Mark Miller

Personal information
- Born: September 15, 1975 (age 50) Chicago, Illinois, U.S.
- Listed height: 6 ft 2 in (1.88 m)
- Listed weight: 185 lb (84 kg)

Career information
- High school: Westinghouse (Chicago, Illinois)
- College: UIC (1995–1998)
- NBA draft: 1998: undrafted
- Playing career: 1998–2005
- Position: Shooting guard

Career history
- 1998–1999: KK Split
- 1999–2000: Fenerbahçe
- 2000–2001: Telekom Baskets Bonn
- 2001–2002: Paris Basket Racing
- 2002: Olympia Larissa
- 2002–2003: Limoges CSP
- 2004–2005: Asseco Prokom Gdynia

Career highlights
- MCC Player of the Year (1998); First team All-MCC (1998); No. 12 retired by UIC Flames;

= Mark Miller (basketball) =

American basketball player and coach

Mark Miller (born September 15, 1975) is a retired American basketball player and current assistant coach for Robert Morris University in Chicago. He was a standout college player for the University of Illinois at Chicago (UIC) and played professionally in six countries before starting his coaching career.

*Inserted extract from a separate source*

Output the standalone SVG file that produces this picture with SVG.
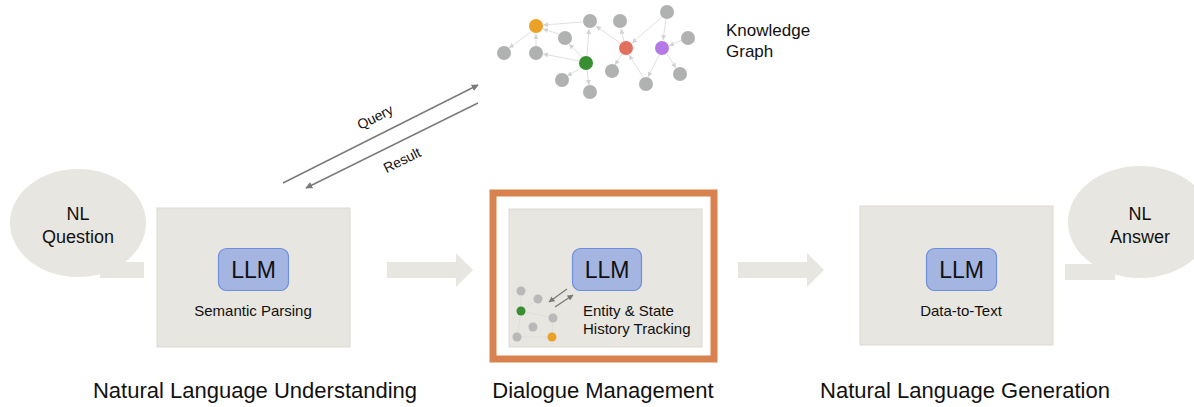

==High school and college career==
Miller was a high school standout for George Westinghouse College Prep, earning first team Chicago Public League honors and winning a city title in 1994. A 6'2" guard, Miller went to hometown UIC to play for coach Bob Hallberg.

He became one of the best players in school history, earning second team All-Midwestern Collegiate Conference as both a freshman and sophomore. As a junior in 1997–98, Miller averaged 19.7 points and 5.4 rebounds per game and was named first team All-MCC and MCC Player of the Year. Miller led the Flames to the first NCAA tournament appearance in the school's history that season.

For his career, Miller scored 1,458 points. He was elected to the UIC athletic Hall of Fame in 2003 and is only one of three Flames to have their jersey retired by the school (along with Sherell Ford and Kenny Williams).

==Professional career==
Following his junior season at UIC, Miller declared his eligibility for the 1998 NBA draft, however he was not selected. Instead, Miller headed to Europe where he played a season each in Croatia (KK Split) and Turkey (Fenerbahçe).

He then joined Telekom Baskets Bonn in Germany's Basketball Bundesliga for 2000–01. There he averaged 17.5 points, 3.2 rebounds and 4.7 assists per game.

Miller then played in Greece (G.S. Olympia Larissa B.C.) and France (Paris Basket Racing and Limoges), and played his last professional season with Asseco Prokom Gdynia in 2004–05.

==Coaching career==
On August 19, 2009 Miller joined the UIC coaching staff as an assistant to his former coach, Jimmy Collins. He remained on the Flames' staff for the 2009–10 season, until Collins' retirement in 2010. He then joined the coaching staff at Robert Morris University, where he still serves as an assistant coach.